I think Marc was particularly impressed by the new songs that I came up with as the result of our talks. While I recall we talked a lot more about the first act than the second, about half of the numbers that were heard in Act Two were late additions. Sondheim’s two best-known numbers, Send in the Clowns and Comedy Tonight, were eleventh hour creations, and he’s spoken about how it wasn’t the time pressure that got such good work out of him, it was knowing the characters really well, how they sounded, what the song should do.
On Such Good Friends, several of the songs I initially thought were the score’s best ended up on the cutting room floor. Whenever I hear of a writer digging in their heels, refusing to cut something (and the Dramatist Guild contract gives them that right), I think “Lord, what fools these songsmiths be!” Audiences at bad NYMF shows (and, one must admit, there are a lot) are suffering through any number of numbers that should have been excised.
The other thing about knowing your characters is that everything changes when you find your actors. And what actors we found! To the shock of many who know us, my wife Joy (more on her in the next post) didn’t cast Such Good Friends. There was a more experienced casting director in her office, Geoff Josselson, and she trusted him more than she trusted herself. Geoff and Marc worked together to generate lists of utterly fabulous people who’d be perfect for all of the roles. Offers went out, and I was amazed at the yeses that came back.
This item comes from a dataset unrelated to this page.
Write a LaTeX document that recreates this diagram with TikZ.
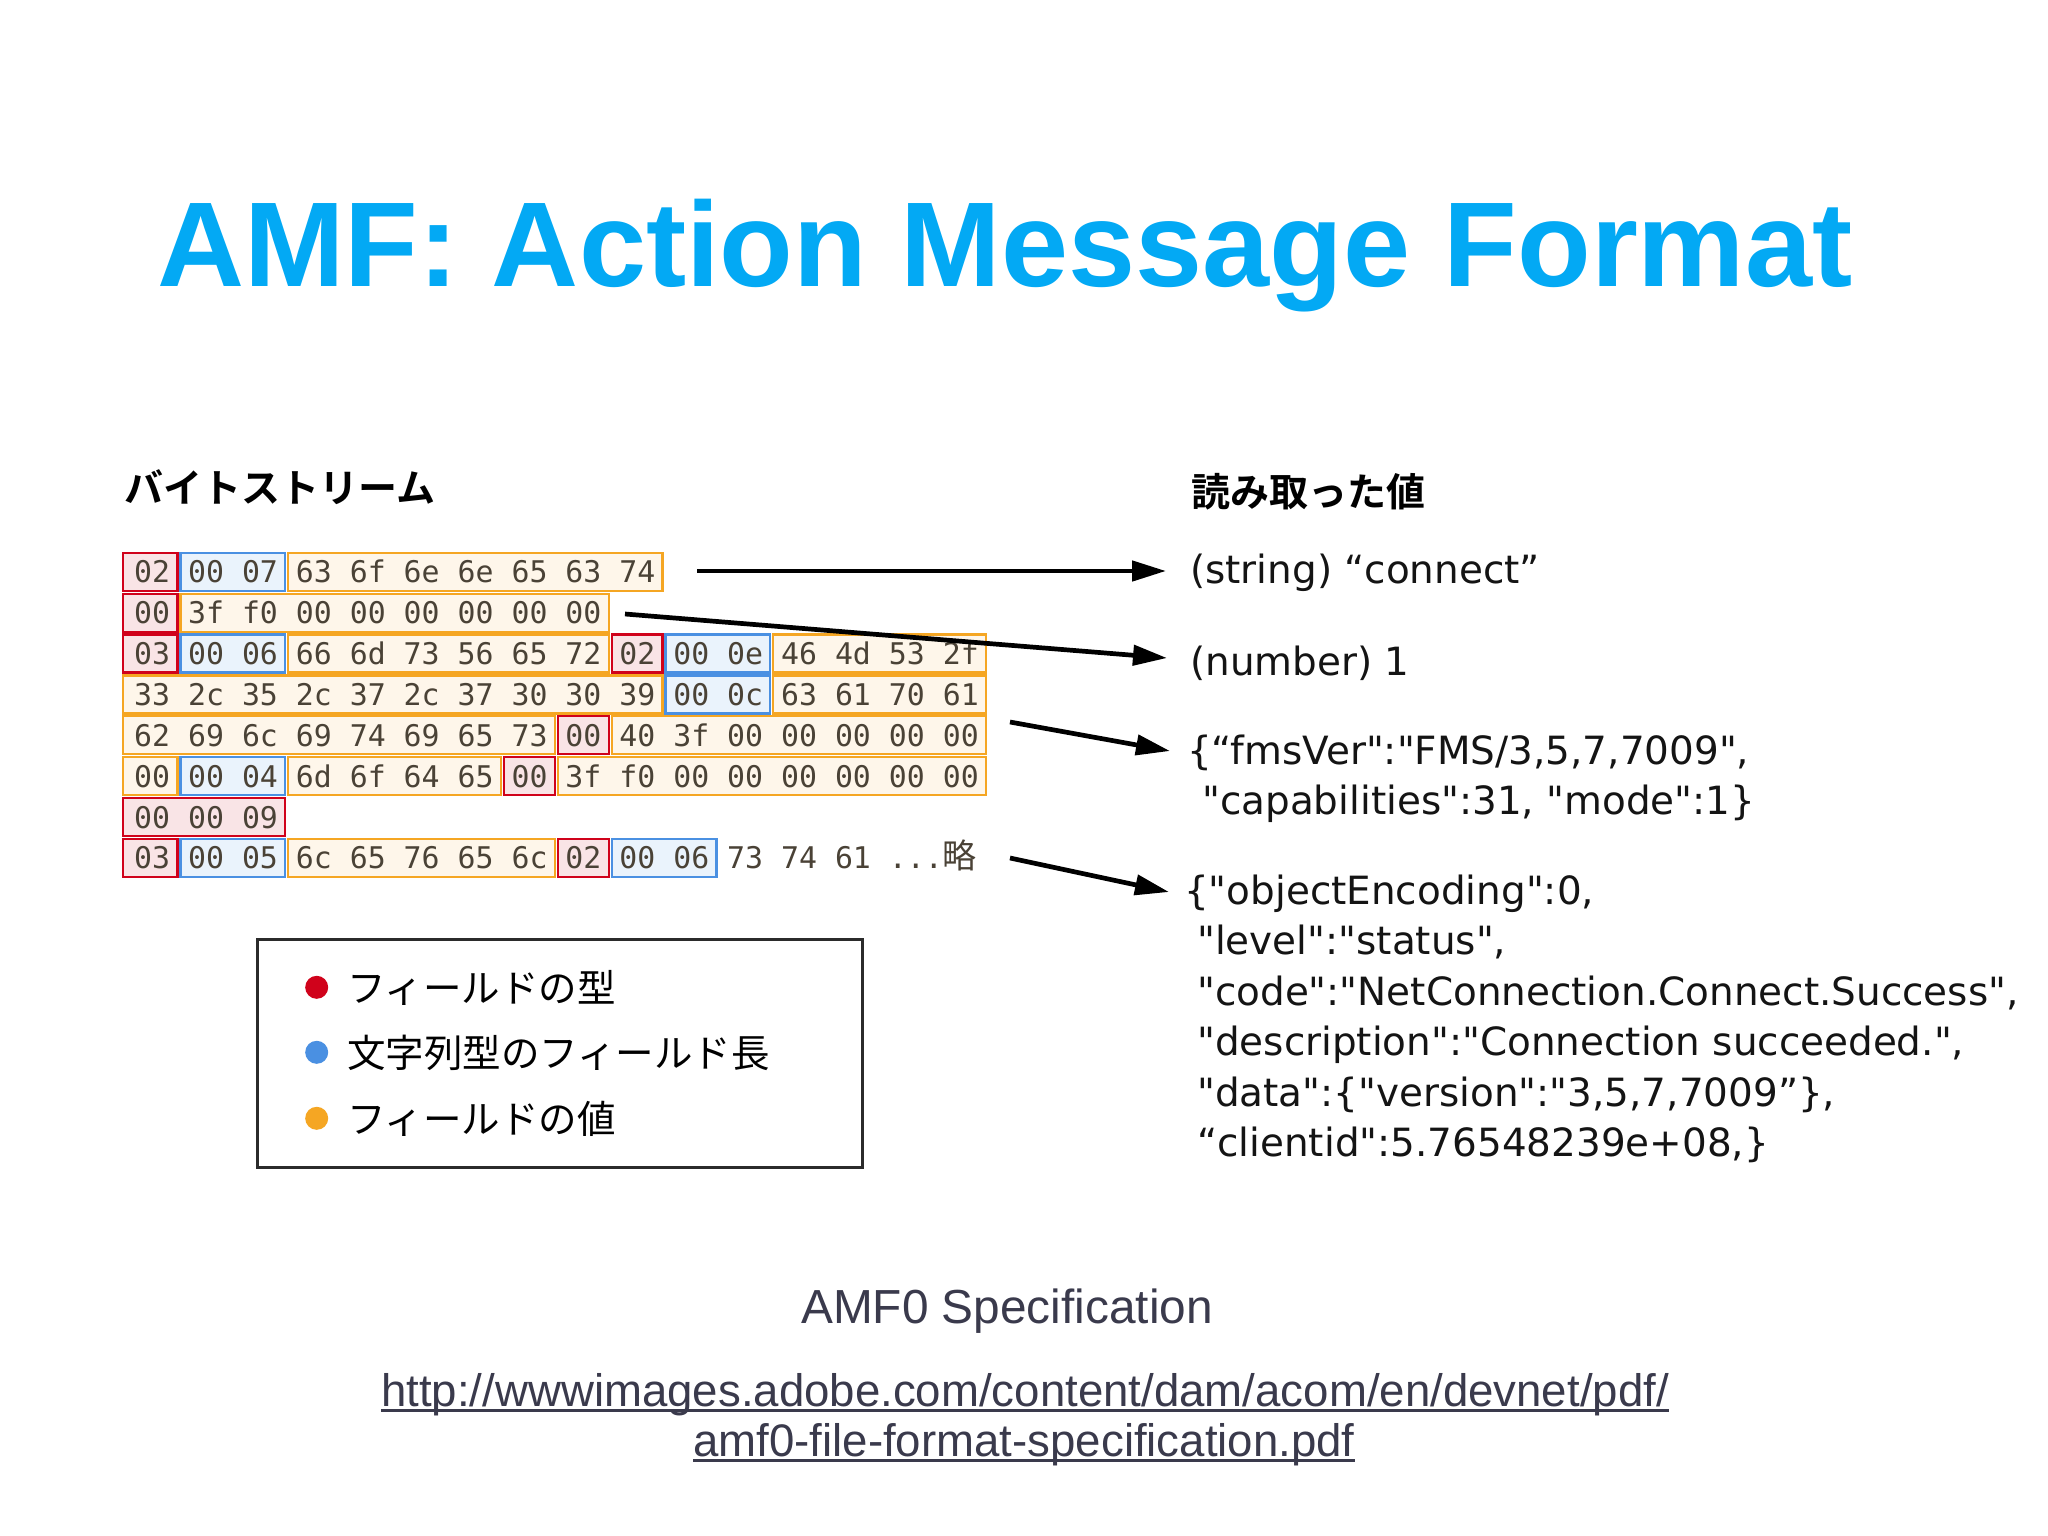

I remember when I saw Nathan Lane and Matthew Broderick in The Producers. I thought they were plenty funny, but there was someone else in the cast who was far funnier, Brad Oscar. I remember when I saw this utterly fantastic off-Broadway revue, Closer Than Ever, loving the brilliant acting-in-song of Lynne Wintersteller. Getting such high-caliber people in the cast was incredibly exciting to me. Just weeks earlier, remember, the faceless NYMF selection committee had decided my piece had value. Now, performers I’d adored on stage committed their time to this exploit. Quite an honor.
Sometimes your lead breathes life into a character in unexpected ways, and your formerly-just-on-paper personage begins to soar. So, I’d loved Liz Larsen in A New Brain, where she created a far stronger impression than then-unknown Kristin Chenoweth. And I’d loved her Tony-nominated portrayal of Cleo in The Most Happy Fella (a particularly wonderful musical). I’d even liked her as the protagonist of the worst new musical I ever saw on Broadway. If she could enliven that mess, I knew she could do something fantastic for me.
And fantastic she was. Every beat fully acted, fully felt. She grabbed hold of the audience with comic timing, apt physical business, and that gorgeous clarion voice and made everyone care what happened to her character. This was a star turn of the first order, and of course she took home an award for her work. (Marc and I did, too.)
I’ve run out of time to mention everyone I’d like to mention. For now, let it suffice to say I was very lucky to get the people I got and the production I got. The critics (yes, critics came) were beside themselves with superlatives. Peter Filichia thought we “…delivered a production that could move to Broadway right now. Right now. RIGHT NOW!” Michael Dale found it “One of the best musical comedies I’ve seen in years”. Lisa Jo Sagolla’s Critic’s Pick review in Backstage said “The hard-hitting political message takes brilliant dramatic command” and called me “a wily wizard with words.”
So, of course, Such Good Friends stands out as the highlight of my career. And it couldn’t have been done without such good friends.